Un de mes maîtres à l’université, parmi les meilleurs, m’a donné ce conseil: «Méfiez-vous des petits livres!». Cette réflexion m’est revenue à l’esprit en achevant la lecture de celui que vient de publier le cardinal Aveline: 150 pages, trois courts chapitres avec un prologue, comme un hors-d’œuvre qui est la marque des grands repas. Un sous-titre modeste et tout est dit. En tout cas, tout ce qu’il faut savoir et retenir pour comprendre la mission de l’Église.
L’auteur se livre au lecteur pour signifier comment le jeune prêtre du diocèse de Marseille, très tôt professeur de séminaire, directeur d’un institut de théologie et devenu aujourd’hui son pasteur, s’est toujours intéressé à la mission de l’Église conçue, d’abord et avant tout, comme un dialogue. Il le doit à sa formation, aux différents évêques qu’il a servis et tout particulièrement le cardinal Coffy qu’il reconnaît comme son «maître». Il le doit aussi à une inclination naturelle et au tempérament méditerranéen des deux côtés de la Méditerranée.
L’ouvrage est né d’un colloque, organisé par les Missions étrangères de Paris en 2019, qui relevait en particulier cette exigence: «L’Église doit une nouvelle fois […] approfondir sa compréhension de la mission que Dieu a voulu lui confier» (p. 12). Mission conçue comme un «dialogue de salut»; le missionnaire est appelé à être témoin d’un Dieu qui a engagé avec l’humanité une «relation, une conversation». Par là même, la mission se vit de l’intérieur, le dialogue -l’exemple est celui engagé avec l’Islam- repose avant tout sur un climat d’accueil, de connaissance, de compréhension et, comme aimait le rappeler le pape Paul VI, «sur l’amitié et le service».

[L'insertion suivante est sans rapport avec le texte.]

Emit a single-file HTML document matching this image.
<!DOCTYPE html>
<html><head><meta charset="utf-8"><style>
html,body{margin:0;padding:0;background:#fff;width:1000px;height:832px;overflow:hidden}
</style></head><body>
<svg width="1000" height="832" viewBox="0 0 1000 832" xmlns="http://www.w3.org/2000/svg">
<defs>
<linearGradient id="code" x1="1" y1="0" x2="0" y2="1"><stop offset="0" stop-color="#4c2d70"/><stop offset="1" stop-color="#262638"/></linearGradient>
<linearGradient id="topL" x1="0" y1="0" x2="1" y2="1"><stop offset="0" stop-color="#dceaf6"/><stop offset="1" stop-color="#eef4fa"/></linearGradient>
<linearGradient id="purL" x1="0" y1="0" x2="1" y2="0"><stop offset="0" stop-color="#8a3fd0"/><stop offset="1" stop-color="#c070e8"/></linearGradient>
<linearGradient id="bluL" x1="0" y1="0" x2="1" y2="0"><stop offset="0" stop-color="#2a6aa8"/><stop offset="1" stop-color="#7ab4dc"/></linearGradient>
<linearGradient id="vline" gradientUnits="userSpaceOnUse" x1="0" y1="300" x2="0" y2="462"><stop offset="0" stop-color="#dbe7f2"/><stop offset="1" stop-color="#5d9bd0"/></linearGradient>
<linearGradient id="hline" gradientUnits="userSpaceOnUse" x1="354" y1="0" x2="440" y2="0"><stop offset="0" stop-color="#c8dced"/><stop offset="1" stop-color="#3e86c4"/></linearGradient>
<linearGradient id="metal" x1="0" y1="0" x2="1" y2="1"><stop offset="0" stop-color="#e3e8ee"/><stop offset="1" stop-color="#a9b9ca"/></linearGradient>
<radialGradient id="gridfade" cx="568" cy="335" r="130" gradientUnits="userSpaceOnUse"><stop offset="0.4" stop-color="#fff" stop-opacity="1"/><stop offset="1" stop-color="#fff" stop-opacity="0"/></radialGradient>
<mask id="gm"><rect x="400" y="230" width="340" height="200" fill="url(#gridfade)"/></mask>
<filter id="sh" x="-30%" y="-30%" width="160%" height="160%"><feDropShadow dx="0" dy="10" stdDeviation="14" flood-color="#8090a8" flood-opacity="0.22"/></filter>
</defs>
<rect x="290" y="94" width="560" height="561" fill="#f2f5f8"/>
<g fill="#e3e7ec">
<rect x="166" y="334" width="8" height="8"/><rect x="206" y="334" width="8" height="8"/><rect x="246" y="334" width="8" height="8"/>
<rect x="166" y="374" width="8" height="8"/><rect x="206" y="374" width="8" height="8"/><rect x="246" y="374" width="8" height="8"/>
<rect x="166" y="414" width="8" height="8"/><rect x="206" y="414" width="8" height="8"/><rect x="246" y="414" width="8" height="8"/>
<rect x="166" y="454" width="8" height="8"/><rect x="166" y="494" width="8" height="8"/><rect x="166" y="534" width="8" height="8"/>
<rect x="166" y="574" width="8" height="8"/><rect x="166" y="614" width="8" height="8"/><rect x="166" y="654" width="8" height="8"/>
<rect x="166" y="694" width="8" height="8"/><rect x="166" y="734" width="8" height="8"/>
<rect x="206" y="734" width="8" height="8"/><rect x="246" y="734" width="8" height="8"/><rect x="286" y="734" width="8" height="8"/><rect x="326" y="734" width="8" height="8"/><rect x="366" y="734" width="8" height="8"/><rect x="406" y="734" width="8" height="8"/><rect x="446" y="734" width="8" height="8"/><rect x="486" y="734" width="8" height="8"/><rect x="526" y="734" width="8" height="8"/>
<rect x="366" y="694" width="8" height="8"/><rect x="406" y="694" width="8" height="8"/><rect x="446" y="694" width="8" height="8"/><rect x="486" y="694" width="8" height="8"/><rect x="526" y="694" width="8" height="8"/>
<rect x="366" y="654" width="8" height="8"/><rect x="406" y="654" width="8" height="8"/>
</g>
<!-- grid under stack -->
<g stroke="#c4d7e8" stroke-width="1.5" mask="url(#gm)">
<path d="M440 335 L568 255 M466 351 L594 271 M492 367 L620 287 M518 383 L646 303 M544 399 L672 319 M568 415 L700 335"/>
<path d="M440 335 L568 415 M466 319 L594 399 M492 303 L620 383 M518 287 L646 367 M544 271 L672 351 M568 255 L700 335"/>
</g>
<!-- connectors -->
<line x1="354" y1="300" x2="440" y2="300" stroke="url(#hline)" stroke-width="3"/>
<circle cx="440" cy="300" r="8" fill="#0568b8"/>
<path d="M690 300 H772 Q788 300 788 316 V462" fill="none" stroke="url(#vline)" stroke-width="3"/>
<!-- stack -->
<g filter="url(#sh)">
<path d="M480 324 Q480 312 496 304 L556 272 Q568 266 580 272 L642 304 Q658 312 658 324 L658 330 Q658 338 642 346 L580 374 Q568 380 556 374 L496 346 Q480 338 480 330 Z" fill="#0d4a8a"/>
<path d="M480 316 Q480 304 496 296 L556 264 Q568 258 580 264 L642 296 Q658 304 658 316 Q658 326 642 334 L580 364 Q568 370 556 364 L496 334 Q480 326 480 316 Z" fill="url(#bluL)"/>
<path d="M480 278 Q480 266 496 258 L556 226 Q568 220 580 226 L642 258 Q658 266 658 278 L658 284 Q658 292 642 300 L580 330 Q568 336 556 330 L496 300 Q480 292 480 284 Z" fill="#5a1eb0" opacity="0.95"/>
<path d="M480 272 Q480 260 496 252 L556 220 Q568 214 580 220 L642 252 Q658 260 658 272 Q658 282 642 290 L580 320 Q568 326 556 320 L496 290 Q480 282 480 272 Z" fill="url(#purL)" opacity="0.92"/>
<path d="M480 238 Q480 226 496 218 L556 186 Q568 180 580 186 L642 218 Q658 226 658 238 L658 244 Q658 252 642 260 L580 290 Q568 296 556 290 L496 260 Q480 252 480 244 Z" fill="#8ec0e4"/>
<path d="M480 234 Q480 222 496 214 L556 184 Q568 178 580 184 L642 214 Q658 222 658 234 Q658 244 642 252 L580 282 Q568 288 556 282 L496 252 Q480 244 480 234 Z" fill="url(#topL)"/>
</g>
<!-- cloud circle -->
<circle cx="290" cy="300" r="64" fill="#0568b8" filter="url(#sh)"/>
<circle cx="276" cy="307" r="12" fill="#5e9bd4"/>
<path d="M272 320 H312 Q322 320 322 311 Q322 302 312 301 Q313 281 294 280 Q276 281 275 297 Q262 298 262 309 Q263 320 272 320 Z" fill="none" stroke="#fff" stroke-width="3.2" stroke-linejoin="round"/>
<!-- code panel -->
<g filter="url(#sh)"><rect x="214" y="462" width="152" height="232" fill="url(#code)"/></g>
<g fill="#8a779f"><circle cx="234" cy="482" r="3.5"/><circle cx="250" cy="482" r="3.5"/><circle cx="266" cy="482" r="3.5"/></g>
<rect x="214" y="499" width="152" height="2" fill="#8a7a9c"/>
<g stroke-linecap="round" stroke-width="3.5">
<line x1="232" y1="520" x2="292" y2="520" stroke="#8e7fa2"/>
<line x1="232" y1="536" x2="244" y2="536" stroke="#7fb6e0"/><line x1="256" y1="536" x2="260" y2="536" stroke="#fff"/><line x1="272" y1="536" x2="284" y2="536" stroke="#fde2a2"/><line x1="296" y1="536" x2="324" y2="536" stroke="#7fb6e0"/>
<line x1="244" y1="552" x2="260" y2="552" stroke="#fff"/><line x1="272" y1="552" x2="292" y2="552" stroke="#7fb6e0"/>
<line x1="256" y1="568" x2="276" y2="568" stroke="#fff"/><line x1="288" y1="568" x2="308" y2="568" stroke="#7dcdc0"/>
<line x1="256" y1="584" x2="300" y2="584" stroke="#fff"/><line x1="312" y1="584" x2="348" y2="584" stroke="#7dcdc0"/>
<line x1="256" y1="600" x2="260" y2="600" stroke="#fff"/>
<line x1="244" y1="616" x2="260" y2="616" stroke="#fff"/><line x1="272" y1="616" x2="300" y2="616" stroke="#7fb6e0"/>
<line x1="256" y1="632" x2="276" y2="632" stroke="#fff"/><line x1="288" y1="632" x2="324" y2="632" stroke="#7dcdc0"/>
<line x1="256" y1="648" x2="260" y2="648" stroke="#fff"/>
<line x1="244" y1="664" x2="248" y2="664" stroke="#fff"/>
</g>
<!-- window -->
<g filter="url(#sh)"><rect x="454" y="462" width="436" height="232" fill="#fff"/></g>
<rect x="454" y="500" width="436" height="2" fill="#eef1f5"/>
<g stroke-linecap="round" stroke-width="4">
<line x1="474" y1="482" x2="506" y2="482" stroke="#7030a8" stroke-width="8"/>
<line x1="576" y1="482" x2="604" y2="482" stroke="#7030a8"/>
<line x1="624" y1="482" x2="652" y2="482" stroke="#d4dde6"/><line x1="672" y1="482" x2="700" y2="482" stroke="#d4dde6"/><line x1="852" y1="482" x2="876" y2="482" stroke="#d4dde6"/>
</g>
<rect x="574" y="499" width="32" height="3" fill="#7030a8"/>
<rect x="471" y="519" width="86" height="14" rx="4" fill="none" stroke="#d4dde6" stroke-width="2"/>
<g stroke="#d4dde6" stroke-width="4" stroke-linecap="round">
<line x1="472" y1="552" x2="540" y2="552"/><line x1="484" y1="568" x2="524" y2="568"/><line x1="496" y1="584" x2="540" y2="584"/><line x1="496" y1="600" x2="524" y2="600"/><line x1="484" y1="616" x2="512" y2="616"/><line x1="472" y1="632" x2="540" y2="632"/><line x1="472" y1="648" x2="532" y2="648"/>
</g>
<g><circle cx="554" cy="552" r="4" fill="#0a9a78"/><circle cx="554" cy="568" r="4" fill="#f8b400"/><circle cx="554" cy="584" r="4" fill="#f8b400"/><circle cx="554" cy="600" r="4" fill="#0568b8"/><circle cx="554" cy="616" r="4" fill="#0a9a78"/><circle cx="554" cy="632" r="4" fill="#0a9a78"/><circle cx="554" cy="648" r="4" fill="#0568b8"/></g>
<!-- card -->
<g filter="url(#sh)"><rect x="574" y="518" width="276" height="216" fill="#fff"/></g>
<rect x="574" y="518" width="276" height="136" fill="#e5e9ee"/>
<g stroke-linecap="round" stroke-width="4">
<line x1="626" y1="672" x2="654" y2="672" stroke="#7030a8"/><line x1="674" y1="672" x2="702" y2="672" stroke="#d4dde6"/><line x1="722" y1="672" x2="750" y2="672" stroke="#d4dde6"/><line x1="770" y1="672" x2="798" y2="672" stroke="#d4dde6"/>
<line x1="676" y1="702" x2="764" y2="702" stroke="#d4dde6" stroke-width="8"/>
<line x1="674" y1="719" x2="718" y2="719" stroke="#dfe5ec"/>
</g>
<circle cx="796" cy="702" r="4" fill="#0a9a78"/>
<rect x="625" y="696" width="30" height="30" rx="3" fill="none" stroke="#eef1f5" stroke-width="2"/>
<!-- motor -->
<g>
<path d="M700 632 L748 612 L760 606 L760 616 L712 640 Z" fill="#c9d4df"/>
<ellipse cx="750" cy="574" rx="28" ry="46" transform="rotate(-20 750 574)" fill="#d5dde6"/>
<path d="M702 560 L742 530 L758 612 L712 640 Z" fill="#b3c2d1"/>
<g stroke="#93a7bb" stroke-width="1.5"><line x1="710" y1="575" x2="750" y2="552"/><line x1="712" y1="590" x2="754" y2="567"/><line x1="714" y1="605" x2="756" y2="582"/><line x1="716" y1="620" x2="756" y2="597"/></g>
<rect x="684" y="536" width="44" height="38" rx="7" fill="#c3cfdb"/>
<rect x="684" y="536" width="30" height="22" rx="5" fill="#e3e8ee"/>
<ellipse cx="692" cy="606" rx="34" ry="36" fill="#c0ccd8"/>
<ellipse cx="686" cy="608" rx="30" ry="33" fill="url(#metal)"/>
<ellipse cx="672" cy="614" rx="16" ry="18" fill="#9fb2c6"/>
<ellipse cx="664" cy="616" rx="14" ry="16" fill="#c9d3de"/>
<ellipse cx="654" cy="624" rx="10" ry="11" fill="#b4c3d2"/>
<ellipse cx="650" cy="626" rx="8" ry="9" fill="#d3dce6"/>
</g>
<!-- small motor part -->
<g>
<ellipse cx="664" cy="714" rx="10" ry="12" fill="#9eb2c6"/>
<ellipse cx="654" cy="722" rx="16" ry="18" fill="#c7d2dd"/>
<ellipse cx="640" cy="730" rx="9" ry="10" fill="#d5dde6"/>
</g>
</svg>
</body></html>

Deuxième trait majeur de la mission, la fidélité à la promesse du salut, la marche vers le Royaume. Il s’agit de l’engagement même de l’Église, sa raison d’être: «ce message en route vers les peuples» (J. Ratzinger, p. 109). C’est l’occasion d’un beau commentaire de Nostra aetate à la lumière de l’enseignement du magistère appliqué aux rapports avec le judaïsme.
Enfin, la mission est universelle, le salut que l’Église doit annoncer est offert à tous, il n’est pas lié à un pays, une culture, une civilisation. Cela exige d’elle une conversion, un «travail de décentrement», elle doit accepter de se laisser transformer. L’Église est catholique par sa nature, elle ne l’est pas par sa puissance, son prestige, ses succès et une espèce de prétention hégémonique qui l’habite souvent. Elle ne doit pas se laisser troubler par le nombre et encore moins succomber à sa fascination. «La catholicité ne se mesure pas à l’importance du nombre mais à la saveur du sel, au rayonnement de la lampe, à la fécondité du levain» (p. 129). Ou, pour le dire autrement avec le pape François, le risque n’est pas d’être peu nombreux mais d’être «insignifiants» (p. 156).
Ce «Petit traité de la mission» est l’œuvre d’un théologien mais aussi d’un pasteur. Toute vérité est mesurée à l’aune d’une pratique. Ce serait réduire ce livre que d’ignorer tout ce qu’il doit aux multiples expériences qui l’enrichissent, jusqu’aux plus modestes de la vie quotidienne… ce ne sont les moindres. Elles expriment mieux que de longs discours les quelques idées-forces qui traversent tout le livre. Et notamment celle-ci, que la mission exige plus de vertus que de compétences: l’humilité, la patience et, plus que tout, la charité. La mission se construit dans l’amour. Lui seul suffit.